Index balance in the cluster

Hello All,
I have noticed that I have 1 server out of 5 in the cluster, that stores the majority of the data/indices.
Also, one of the nodes holds a lower number of shards.

How can I balance the indices across the nodes?
How can I balance the shards across the nodes?

This is the status of the cluster

NODE INDEX# SHARDS#
01 571 455
02 571 457
03 288 400
04 571 449
05 571 446

Thanks

What does disk usage look like on your nodes?

Disk usage for data directory is

Node Size of data/index
1 271G
2 257G
3 140G
4 277G
5 262G

So looks like node 3 is used less by elastic.
I expected it to be evenly split between nodes. So each node will have 240G of data

What is the history, i.e. were there more indexes before, or perhaps unbalanced when that node was down and some indexes created, etc.? Are all nodes the same in terms of disk/ RAM/JVM, etc.? And what is typical index setting for shards/replicas?

And ANY routing going on, for HA in a cloud (allocation awareness), etc.? Any playing with all those settings now or in the past?

Do you often create new indexes (like daily) and close, purge them? Any closed indexes (which won't show in many lists, but use space)?

Shards are balanced (not indexes) via disk space and other factors - also some settings for this (like cluster.routing.allocation.balance.shard which I've not played with but would seem to force re-balancing):
https://www.elastic.co/guide/en/elasticsearch/reference/current/modules-cluster.html

Hello @Steve_Mushero
Thanks for the reply.
Here are the answers for your questions:

  • No serious history in the past. There were less indices in the past. the cluster has grown a bit in the past couple of weeks.
  • All VMs are identical.
  • Typical index setting is 1 primary and 1 replica shard. Some will have 2 primary and 2 replica.
  • Indices are created hourly, daily, and weekly.
  • Some indices are purged hourly, some weekly.
  • Most setting are elastics' default. No changes to shards settings.

About closed index that won't show but use space.
How can I know know? How can I find if there are any such cases?

Thanks! :airplane:

@AClerk
I am assuming cluster rebalance is not blocked and node3 disk does not have anything other than ES data. The later is important as available disk space matters not the size of the disk. You can verify this using node stats API _nodes/<node_id>/stats/fs?pretty or _nodes/stats/fs?pretty.

Unless you are experiencing performance issue I won't worry about it. In my experience, unless you hit disk high watermark or certain node is overloaded ES doesn't move shards. Because moving a shard is an expensive operation, consumes network bandwidth, incurs gc and loses caches. When I new shard is allocated it takes available disk space into account. But ES cannot predict how big this shard going to grow in size. It treats all shards equally. Some shards may grow faster but won't be moved unless you hit watermark.

If you are experiencing performance issue, you need to first decide which shard to move. This depends on your query volume on each index and shard size. You can use then use cluster route api to move specific shard(s).

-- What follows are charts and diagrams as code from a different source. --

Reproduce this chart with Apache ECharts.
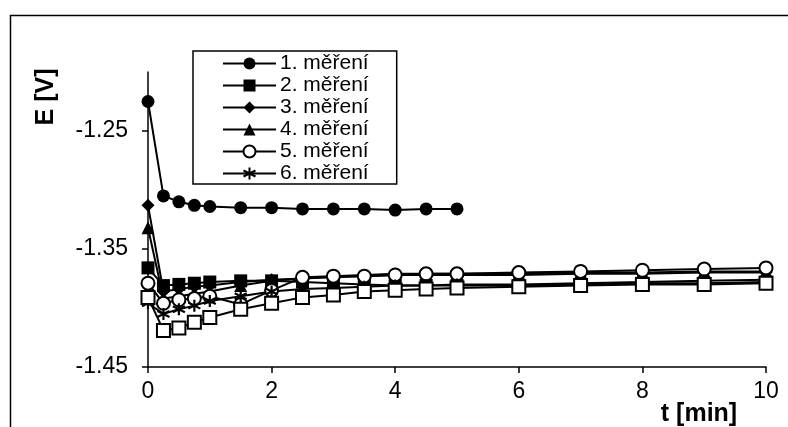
<!DOCTYPE html>
<html>
<head>
<meta charset="utf-8">
<script src="https://cdn.jsdelivr.net/npm/echarts@6/dist/echarts.min.js"></script>
<style>html,body{margin:0;padding:0;background:#fff;}#c{width:788px;height:427px;}</style>
</head>
<body>
<div id="c"></div>
<script>
var times = [0, 0.25, 0.5, 0.75, 1, 1.5, 2, 2.5, 3, 3.5, 4, 4.5, 5, 6, 7, 8, 9, 10];
var times1 = [0, 0.25, 0.5, 0.75, 1, 1.5, 2, 2.5, 3, 3.5, 4, 4.5, 5];
var names = ['1. měření', '2. měření', '3. měření', '4. měření', '5. měření', '6. měření'];
var yTicks = [-1.45, -1.35, -1.25];
var xTicks = [0, 2, 4, 6, 8, 10];

var m1 = [-1.225, -1.305, -1.310, -1.313, -1.314, -1.315, -1.315, -1.316, -1.316, -1.316, -1.317, -1.316, -1.316];
var m2 = [-1.366, -1.381, -1.380, -1.379, -1.378, -1.377, -1.377, -1.378, -1.379, -1.380, -1.381, -1.381, -1.381, -1.381, -1.380, -1.379, -1.379, -1.378];
var m3 = [-1.313, -1.386, -1.384, -1.382, -1.381, -1.378, -1.376, -1.375, -1.374, -1.373, -1.372, -1.372, -1.372, -1.372, -1.371, -1.371, -1.370, -1.370];
var m4 = [-1.332, -1.392, -1.390, -1.388, -1.386, -1.381, -1.377, -1.375, -1.373, -1.372, -1.371, -1.371, -1.371, -1.371, -1.370, -1.370, -1.369, -1.369];
var m5 = [-1.379, -1.396, -1.393, -1.392, -1.390, -1.397, -1.385, -1.374, -1.373, -1.373, -1.372, -1.371, -1.371, -1.370, -1.369, -1.368, -1.367, -1.366];
var m6 = [-1.396, -1.405, -1.401, -1.398, -1.394, -1.390, -1.386, -1.384, -1.383, -1.382, -1.381, -1.381, -1.380, -1.380, -1.379, -1.378, -1.377, -1.376];
var m7 = [-1.391, -1.419, -1.417, -1.412, -1.408, -1.401, -1.396, -1.391, -1.389, -1.386, -1.385, -1.384, -1.383, -1.382, -1.381, -1.380, -1.380, -1.379];

function pairs(xs, ys) { return xs.map(function (x, i) { return [x, ys[i]]; }); }

var FONT = 'Liberation Sans, Arial, sans-serif';
var starPath = 'path://M5,0 L5,10 M0.67,2.5 L9.33,7.5 M0.67,7.5 L9.33,2.5';

function mk(name, xs, ys, symbol, size, fill) {
  return {
    name: name, type: 'line', data: pairs(xs, ys),
    symbol: symbol, symbolSize: size, showAllSymbol: true,
    lineStyle: { color: '#000', width: 2 },
    itemStyle: { color: fill, borderColor: '#000', borderWidth: fill === '#000' ? 0 : 2 },
    emphasis: { disabled: true }, animation: false
  };
}

var series = [
  mk(names[0], times1, m1, 'circle', 13, '#000'),
  mk(names[1], times, m2, 'rect', 13, '#000'),
  mk(names[2], times, m3, 'diamond', 13, '#000'),
  mk(names[3], times, m4, 'triangle', 13, '#000'),
  mk(names[4], times, m5, 'circle', 13, '#fff'),
  mk(names[5], times, m6, starPath, 12, '#000'),
  mk('7', times, m7, 'rect', 13, '#fff')
];
series[5].itemStyle = { color: '#000', borderColor: '#000', borderWidth: 2.2 };

var chart = echarts.init(document.getElementById('c'), null, { renderer: 'canvas' });
chart.setOption({
  animation: false,
  backgroundColor: '#fff',
  grid: { left: 148, right: 22, top: 72, bottom: 60, containLabel: false },
  xAxis: {
    type: 'value', min: 0, max: 10, interval: 2,
    axisLine: { lineStyle: { color: '#000', width: 1.5 } },
    axisTick: { show: true, length: 6, lineStyle: { color: '#000', width: 1.5 }, customValues: xTicks },
    axisLabel: { color: '#000', fontSize: 23, fontFamily: FONT, margin: 13, customValues: xTicks },
    splitLine: { show: false }
  },
  yAxis: {
    type: 'value', min: -1.45, max: -1.20, interval: 0.1,
    axisLine: { show: true, lineStyle: { color: '#000', width: 1.5 } },
    axisTick: { show: true, length: 6, lineStyle: { color: '#000', width: 1.5 }, customValues: yTicks },
    axisLabel: { color: '#000', fontSize: 23, fontFamily: FONT, margin: 20, customValues: yTicks,
      formatter: function (v) { return v.toFixed(2); } },
    splitLine: { show: false }
  },
  legend: {
    orient: 'vertical', left: 193, top: 51,
    data: names,
    itemWidth: 53, itemHeight: 15, itemGap: 1,
    padding: [2, 28, 0, 29],
    backgroundColor: '#fff', borderColor: '#000', borderWidth: 1.5, borderRadius: 0,
    textStyle: { color: '#000', fontSize: 21, fontFamily: FONT, lineHeight: 20, padding: [0, 0, 0, -1] },
    selectedMode: false
  },
  graphic: [
    { type: 'rect', left: 8, top: 13, z: -10, silent: true,
      shape: { width: 800, height: 430 },
      style: { fill: 'none', stroke: '#000', lineWidth: 1.5 } },
    { type: 'text', x: 46, y: 97, rotation: Math.PI / 2, silent: true,
      style: { text: 'E [V]', fill: '#000', font: 'bold 25px ' + FONT, align: 'center', verticalAlign: 'middle' } },
    { type: 'text', x: 699, y: 414, silent: true,
      style: { text: 't [min]', fill: '#000', font: 'bold 25px ' + FONT, align: 'center', verticalAlign: 'middle' } }
  ],
  series: series
});
</script>
</body>
</html>
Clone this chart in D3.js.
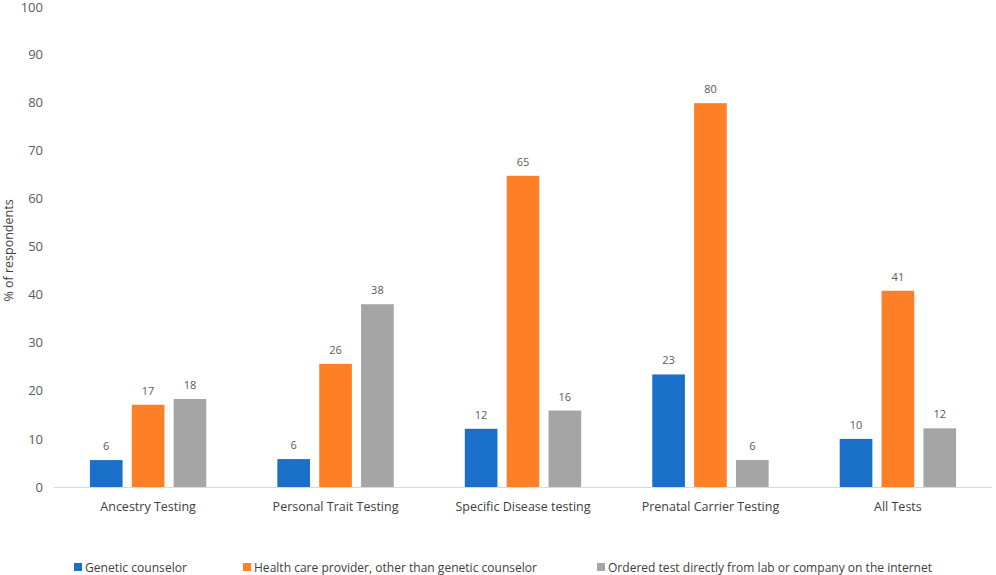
<!DOCTYPE html>
<html>
<head>
<meta charset="utf-8">
<script src="https://cdn.jsdelivr.net/npm/d3@7"></script>
<style>
  body { margin: 0; background: #fff; }
  svg text { font-family: 'Open Sans', sans-serif; }
</style>
</head>
<body>
<figure style="margin:0"></figure>
<script>
const width = 996
const height = 575

const categories = ['Ancestry Testing', 'Personal Trait Testing', 'Specific Disease testing', 'Prenatal Carrier Testing', 'All Tests']
const seriesNames = ['Genetic counselor', 'Health care provider, other than genetic counselor', 'Ordered test directly from lab or company on the internet']
const counselor = [5.6, 5.8, 12.1, 23.4, 10.0]
const provider = [17.1, 25.6, 64.7, 79.8, 40.8]
const direct = [18.3, 38.0, 15.9, 5.6, 12.2]
const yTicks = [0, 10, 20, 30, 40, 50, 60, 70, 80, 90, 100]
const colors = ['#1a70c8', '#ff7f27', '#a5a5a5']

const seriesValues = [counselor, provider, direct]
const margin = { top: 6, right: 4, bottom: 88, left: 54 }

const svg = d3.select('figure').append('svg')
  .attr('width', width)
  .attr('height', height)

const x0 = d3.scaleBand()
  .domain(categories)
  .range([margin.left, width - margin.right])
  .paddingInner(0.33)
  .paddingOuter(0.167)

const x1 = d3.scaleBand()
  .domain(d3.range(seriesNames.length))
  .range([0, x0.bandwidth()])
  .paddingInner(0.22)
  .paddingOuter(0.11)

const y = d3.scaleLinear()
  .domain([0, 100])
  .range([height - margin.bottom, margin.top])

// y axis: labels only
const yAxis = svg.append('g')
  .attr('transform', `translate(${margin.left - 11},0)`)
  .call(d3.axisLeft(y).tickValues(yTicks).tickSize(0).tickPadding(0))
yAxis.select('.domain').remove()
yAxis.selectAll('text')
  .attr('fill', '#595959')
  .style('font-size', '13px')
yAxis.selectAll('.tick').filter(d => d === 100)
  .select('text').attr('dy', '0.45em')

svg.append('text')
  .attr('transform', `translate(13,${(y(0) + y(100)) / 2 + 4}) rotate(-90)`)
  .attr('text-anchor', 'middle')
  .attr('fill', '#404040')
  .style('font-size', '12.5px')
  .text('% of respondents')

// baseline
svg.append('line')
  .attr('x1', margin.left)
  .attr('x2', width - margin.right)
  .attr('y1', y(0) + 0.5)
  .attr('y2', y(0) + 0.5)
  .attr('stroke', '#d9d9d9')
  .attr('stroke-width', 1)

const rows = categories.map((c, i) => ({
  cat: c,
  vals: seriesValues.map((s, k) => ({ k, v: s[i] }))
}))

const group = svg.selectAll('g.cat')
  .data(rows)
  .join('g')
  .attr('class', 'cat')
  .attr('transform', d => `translate(${x0(d.cat)},0)`)

group.selectAll('rect')
  .data(d => d.vals)
  .join('rect')
  .attr('x', d => x1(d.k))
  .attr('y', d => y(d.v))
  .attr('width', x1.bandwidth())
  .attr('height', d => y(0) - y(d.v))
  .attr('fill', d => colors[d.k])

group.selectAll('text.val')
  .data(d => d.vals)
  .join('text')
  .attr('class', 'val')
  .attr('x', d => x1(d.k) + x1.bandwidth() / 2)
  .attr('y', d => y(d.v) - 10)
  .attr('text-anchor', 'middle')
  .attr('fill', '#595959')
  .style('font-size', '11px')
  .text(d => Math.round(d.v))

// category labels
svg.append('g')
  .selectAll('text')
  .data(categories)
  .join('text')
  .attr('x', d => x0(d) + x0.bandwidth() / 2)
  .attr('y', y(0) + 24)
  .attr('text-anchor', 'middle')
  .attr('fill', '#404040')
  .style('font-size', '12.5px')
  .text(d => d)

// legend (text squeezed like the original narrow font)
const legendX = [74, 243, 597]
const legendW = [102, 283, 324]
const legend = svg.append('g')
  .selectAll('g')
  .data(seriesNames)
  .join('g')
  .attr('transform', (d, i) => `translate(${legendX[i]},567)`)

legend.append('rect')
  .attr('x', 0)
  .attr('y', -4)
  .attr('width', 8)
  .attr('height', 8)
  .attr('fill', (d, i) => colors[i])

legend.append('text')
  .attr('x', 11)
  .attr('y', 4.5)
  .attr('fill', '#404040')
  .style('font-size', '13px')
  .attr('textLength', (d, i) => legendW[i])
  .attr('lengthAdjust', 'spacingAndGlyphs')
  .text(d => d)
</script>
</body>
</html>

For a long term solution, I would explore something on the lines of ILM since you are using time based shards. Your cluster size is small. So you need to assess based on query volume on the old data.

Finally for some reason you want all nodes to have roughly equal utilization, compute (total data size on all nodes * 100) / (5 * disk size). The set low and high watermarks slightly higher than that. This will force ES to rebalance. Once rebalancing completes you can set those back to default. Make sure you create hourly indices for several hours and may be even daily for a day or two before changing watermark. I won't recommend this as I don't see major benefits but it can go wrong badly if not done correctly. Including option only for information.

1 Like

Hi @Vinayak_Sapre
thanks for your reply.
I do have performance issues and I am truing to find the root cause.
It is not necessarily because of nodes balance.

I have more than 2TB available on the disks for each node. So I think this is not an issue.

Thnaks!

@AClerk

I would analyze slow query log and look at shard size / distribution of those indices. Also look at queries written correctly.

Are you seeing significantly different CPU / IO utilization on this node?

1 Like

Based on the different time periods covered by the indices it sounds like you could be having indices of very different sizes. How large is your largest index? How many indices around that size do you have? How large is your smallest index?

@Christian_Dahlqvist
Size by doc count? Store size?
I might have indices of different sizes. How is that affecting the cluster?

@Vinayak_Sapre
I am analysing slowlogs.
Still trying to understand if that node is acting differently and how.

Slow won't affect where shards go - we have a new visual view we are working on for the cluster and by index to see where things are going; couple other tools have a bit of that, but there must be some reason over time, especially if you are creating new indexes all the time.

By size, I'm pretty sure Christian mans in types/store size; doc counts don't matter as they can be 10B or 100MB each. Size might affect where things go, especially if huge, I guess.

I am wondering whether you may get have a few very large shards that would skew the balance.

This topic was automatically closed 28 days after the last reply. New replies are no longer allowed.